"""

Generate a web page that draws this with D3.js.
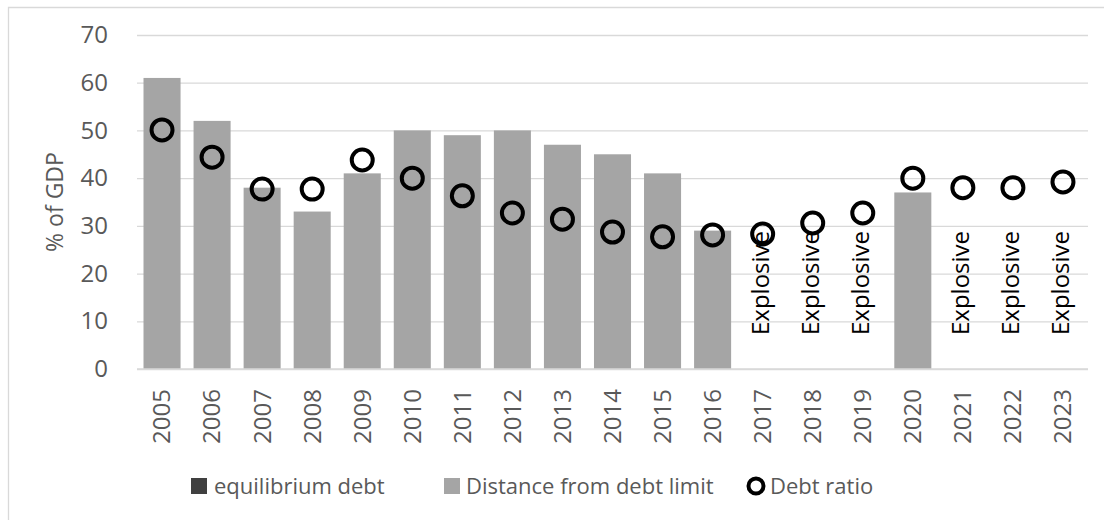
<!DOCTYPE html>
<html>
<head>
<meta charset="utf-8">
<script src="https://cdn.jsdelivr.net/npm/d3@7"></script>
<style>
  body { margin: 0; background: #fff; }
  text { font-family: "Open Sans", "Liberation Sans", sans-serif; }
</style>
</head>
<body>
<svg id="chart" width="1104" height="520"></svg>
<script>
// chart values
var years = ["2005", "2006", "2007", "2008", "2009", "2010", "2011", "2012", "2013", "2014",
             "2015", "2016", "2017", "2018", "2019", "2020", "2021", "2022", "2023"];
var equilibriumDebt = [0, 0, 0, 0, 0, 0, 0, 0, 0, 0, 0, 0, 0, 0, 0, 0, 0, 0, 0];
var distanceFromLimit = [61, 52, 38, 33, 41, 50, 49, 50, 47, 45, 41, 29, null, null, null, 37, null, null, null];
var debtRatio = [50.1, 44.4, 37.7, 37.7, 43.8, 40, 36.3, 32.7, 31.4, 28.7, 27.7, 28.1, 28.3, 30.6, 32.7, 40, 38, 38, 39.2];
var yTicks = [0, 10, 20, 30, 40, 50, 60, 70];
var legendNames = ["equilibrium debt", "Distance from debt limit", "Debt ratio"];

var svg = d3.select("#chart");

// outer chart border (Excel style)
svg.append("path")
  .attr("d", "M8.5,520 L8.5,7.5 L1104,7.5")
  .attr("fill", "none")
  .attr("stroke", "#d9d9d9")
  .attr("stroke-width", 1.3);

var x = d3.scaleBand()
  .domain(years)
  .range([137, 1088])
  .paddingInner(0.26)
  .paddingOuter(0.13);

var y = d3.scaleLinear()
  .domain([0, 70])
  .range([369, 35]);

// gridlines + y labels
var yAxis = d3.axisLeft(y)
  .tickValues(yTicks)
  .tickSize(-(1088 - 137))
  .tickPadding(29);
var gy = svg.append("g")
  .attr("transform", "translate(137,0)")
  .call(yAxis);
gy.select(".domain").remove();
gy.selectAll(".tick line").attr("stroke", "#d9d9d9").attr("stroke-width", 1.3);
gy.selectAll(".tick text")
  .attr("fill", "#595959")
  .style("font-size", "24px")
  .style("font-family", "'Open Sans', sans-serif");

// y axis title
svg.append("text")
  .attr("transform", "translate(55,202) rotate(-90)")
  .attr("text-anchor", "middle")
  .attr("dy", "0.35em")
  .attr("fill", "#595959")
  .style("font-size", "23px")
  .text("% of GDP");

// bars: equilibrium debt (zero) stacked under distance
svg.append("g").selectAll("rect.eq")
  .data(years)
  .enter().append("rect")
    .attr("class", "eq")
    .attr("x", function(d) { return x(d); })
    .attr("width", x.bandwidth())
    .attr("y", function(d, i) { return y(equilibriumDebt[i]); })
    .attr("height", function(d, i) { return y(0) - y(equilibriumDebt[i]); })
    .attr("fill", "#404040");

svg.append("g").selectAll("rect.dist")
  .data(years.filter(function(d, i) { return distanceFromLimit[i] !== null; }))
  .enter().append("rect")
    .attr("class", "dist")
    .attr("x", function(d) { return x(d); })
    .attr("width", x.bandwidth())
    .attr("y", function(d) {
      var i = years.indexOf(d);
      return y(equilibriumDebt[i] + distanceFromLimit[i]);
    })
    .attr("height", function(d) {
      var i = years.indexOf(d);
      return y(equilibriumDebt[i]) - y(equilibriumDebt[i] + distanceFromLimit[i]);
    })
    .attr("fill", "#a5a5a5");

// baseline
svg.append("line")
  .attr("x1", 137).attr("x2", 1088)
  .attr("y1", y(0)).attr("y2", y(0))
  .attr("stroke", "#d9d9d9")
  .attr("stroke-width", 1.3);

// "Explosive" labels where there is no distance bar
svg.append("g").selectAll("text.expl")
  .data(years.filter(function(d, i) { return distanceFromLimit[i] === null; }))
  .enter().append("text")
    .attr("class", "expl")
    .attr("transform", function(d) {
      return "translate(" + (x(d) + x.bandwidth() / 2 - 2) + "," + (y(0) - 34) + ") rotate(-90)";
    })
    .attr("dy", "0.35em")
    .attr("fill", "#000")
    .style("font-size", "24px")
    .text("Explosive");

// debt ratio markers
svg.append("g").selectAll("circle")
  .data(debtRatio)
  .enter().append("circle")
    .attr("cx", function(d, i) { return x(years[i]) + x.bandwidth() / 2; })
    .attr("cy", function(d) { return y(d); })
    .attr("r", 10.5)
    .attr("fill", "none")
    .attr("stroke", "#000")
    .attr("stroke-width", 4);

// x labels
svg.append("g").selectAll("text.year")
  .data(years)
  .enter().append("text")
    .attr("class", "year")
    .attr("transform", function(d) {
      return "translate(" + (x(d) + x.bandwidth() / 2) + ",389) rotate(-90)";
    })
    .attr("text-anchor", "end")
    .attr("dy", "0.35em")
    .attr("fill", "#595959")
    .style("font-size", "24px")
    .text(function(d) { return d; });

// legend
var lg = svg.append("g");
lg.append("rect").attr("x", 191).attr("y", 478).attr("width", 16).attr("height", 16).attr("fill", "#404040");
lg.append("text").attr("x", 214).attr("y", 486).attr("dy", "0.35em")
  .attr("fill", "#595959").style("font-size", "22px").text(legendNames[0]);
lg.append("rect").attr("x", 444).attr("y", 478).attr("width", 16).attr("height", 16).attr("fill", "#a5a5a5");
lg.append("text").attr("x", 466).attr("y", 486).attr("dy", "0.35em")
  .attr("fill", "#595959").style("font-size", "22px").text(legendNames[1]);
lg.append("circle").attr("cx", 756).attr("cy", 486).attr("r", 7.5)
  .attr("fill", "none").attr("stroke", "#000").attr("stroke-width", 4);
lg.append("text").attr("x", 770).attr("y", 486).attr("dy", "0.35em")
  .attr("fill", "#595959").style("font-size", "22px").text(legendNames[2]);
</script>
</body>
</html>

"""

→ **INSTRUCTIONS FOR THE TASK**
Transcribe the listing in full and omit the pictures.

→ **ANSWER TO THE PROBLEM**
Generate a web page that draws this with D3.js.
<!DOCTYPE html>
<html>
<head>
<meta charset="utf-8">
<script src="https://cdn.jsdelivr.net/npm/d3@7"></script>
<style>
  body { margin: 0; background: #fff; }
  text { font-family: "Open Sans", "Liberation Sans", sans-serif; }
</style>
</head>
<body>
<svg id="chart" width="1104" height="520"></svg>
<script>
// chart values
var years = ["2005", "2006", "2007", "2008", "2009", "2010", "2011", "2012", "2013", "2014",
             "2015", "2016", "2017", "2018", "2019", "2020", "2021", "2022", "2023"];
var equilibriumDebt = [0, 0, 0, 0, 0, 0, 0, 0, 0, 0, 0, 0, 0, 0, 0, 0, 0, 0, 0];
var distanceFromLimit = [61, 52, 38, 33, 41, 50, 49, 50, 47, 45, 41, 29, null, null, null, 37, null, null, null];
var debtRatio = [50.1, 44.4, 37.7, 37.7, 43.8, 40, 36.3, 32.7, 31.4, 28.7, 27.7, 28.1, 28.3, 30.6, 32.7, 40, 38, 38, 39.2];
var yTicks = [0, 10, 20, 30, 40, 50, 60, 70];
var legendNames = ["equilibrium debt", "Distance from debt limit", "Debt ratio"];

var svg = d3.select("#chart");

// outer chart border (Excel style)
svg.append("path")
  .attr("d", "M8.5,520 L8.5,7.5 L1104,7.5")
  .attr("fill", "none")
  .attr("stroke", "#d9d9d9")
  .attr("stroke-width", 1.3);

var x = d3.scaleBand()
  .domain(years)
  .range([137, 1088])
  .paddingInner(0.26)
  .paddingOuter(0.13);

var y = d3.scaleLinear()
  .domain([0, 70])
  .range([369, 35]);

// gridlines + y labels
var yAxis = d3.axisLeft(y)
  .tickValues(yTicks)
  .tickSize(-(1088 - 137))
  .tickPadding(29);
var gy = svg.append("g")
  .attr("transform", "translate(137,0)")
  .call(yAxis);
gy.select(".domain").remove();
gy.selectAll(".tick line").attr("stroke", "#d9d9d9").attr("stroke-width", 1.3);
gy.selectAll(".tick text")
  .attr("fill", "#595959")
  .style("font-size", "24px")
  .style("font-family", "'Open Sans', sans-serif");

// y axis title
svg.append("text")
  .attr("transform", "translate(55,202) rotate(-90)")
  .attr("text-anchor", "middle")
  .attr("dy", "0.35em")
  .attr("fill", "#595959")
  .style("font-size", "23px")
  .text("% of GDP");

// bars: equilibrium debt (zero) stacked under distance
svg.append("g").selectAll("rect.eq")
  .data(years)
  .enter().append("rect")
    .attr("class", "eq")
    .attr("x", function(d) { return x(d); })
    .attr("width", x.bandwidth())
    .attr("y", function(d, i) { return y(equilibriumDebt[i]); })
    .attr("height", function(d, i) { return y(0) - y(equilibriumDebt[i]); })
    .attr("fill", "#404040");

svg.append("g").selectAll("rect.dist")
  .data(years.filter(function(d, i) { return distanceFromLimit[i] !== null; }))
  .enter().append("rect")
    .attr("class", "dist")
    .attr("x", function(d) { return x(d); })
    .attr("width", x.bandwidth())
    .attr("y", function(d) {
      var i = years.indexOf(d);
      return y(equilibriumDebt[i] + distanceFromLimit[i]);
    })
    .attr("height", function(d) {
      var i = years.indexOf(d);
      return y(equilibriumDebt[i]) - y(equilibriumDebt[i] + distanceFromLimit[i]);
    })
    .attr("fill", "#a5a5a5");

// baseline
svg.append("line")
  .attr("x1", 137).attr("x2", 1088)
  .attr("y1", y(0)).attr("y2", y(0))
  .attr("stroke", "#d9d9d9")
  .attr("stroke-width", 1.3);

// "Explosive" labels where there is no distance bar
svg.append("g").selectAll("text.expl")
  .data(years.filter(function(d, i) { return distanceFromLimit[i] === null; }))
  .enter().append("text")
    .attr("class", "expl")
    .attr("transform", function(d) {
      return "translate(" + (x(d) + x.bandwidth() / 2 - 2) + "," + (y(0) - 34) + ") rotate(-90)";
    })
    .attr("dy", "0.35em")
    .attr("fill", "#000")
    .style("font-size", "24px")
    .text("Explosive");

// debt ratio markers
svg.append("g").selectAll("circle")
  .data(debtRatio)
  .enter().append("circle")
    .attr("cx", function(d, i) { return x(years[i]) + x.bandwidth() / 2; })
    .attr("cy", function(d) { return y(d); })
    .attr("r", 10.5)
    .attr("fill", "none")
    .attr("stroke", "#000")
    .attr("stroke-width", 4);

// x labels
svg.append("g").selectAll("text.year")
  .data(years)
  .enter().append("text")
    .attr("class", "year")
    .attr("transform", function(d) {
      return "translate(" + (x(d) + x.bandwidth() / 2) + ",389) rotate(-90)";
    })
    .attr("text-anchor", "end")
    .attr("dy", "0.35em")
    .attr("fill", "#595959")
    .style("font-size", "24px")
    .text(function(d) { return d; });

// legend
var lg = svg.append("g");
lg.append("rect").attr("x", 191).attr("y", 478).attr("width", 16).attr("height", 16).attr("fill", "#404040");
lg.append("text").attr("x", 214).attr("y", 486).attr("dy", "0.35em")
  .attr("fill", "#595959").style("font-size", "22px").text(legendNames[0]);
lg.append("rect").attr("x", 444).attr("y", 478).attr("width", 16).attr("height", 16).attr("fill", "#a5a5a5");
lg.append("text").attr("x", 466).attr("y", 486).attr("dy", "0.35em")
  .attr("fill", "#595959").style("font-size", "22px").text(legendNames[1]);
lg.append("circle").attr("cx", 756).attr("cy", 486).attr("r", 7.5)
  .attr("fill", "none").attr("stroke", "#000").attr("stroke-width", 4);
lg.append("text").attr("x", 770).attr("y", 486).attr("dy", "0.35em")
  .attr("fill", "#595959").style("font-size", "22px").text(legendNames[2]);
</script>
</body>
</html>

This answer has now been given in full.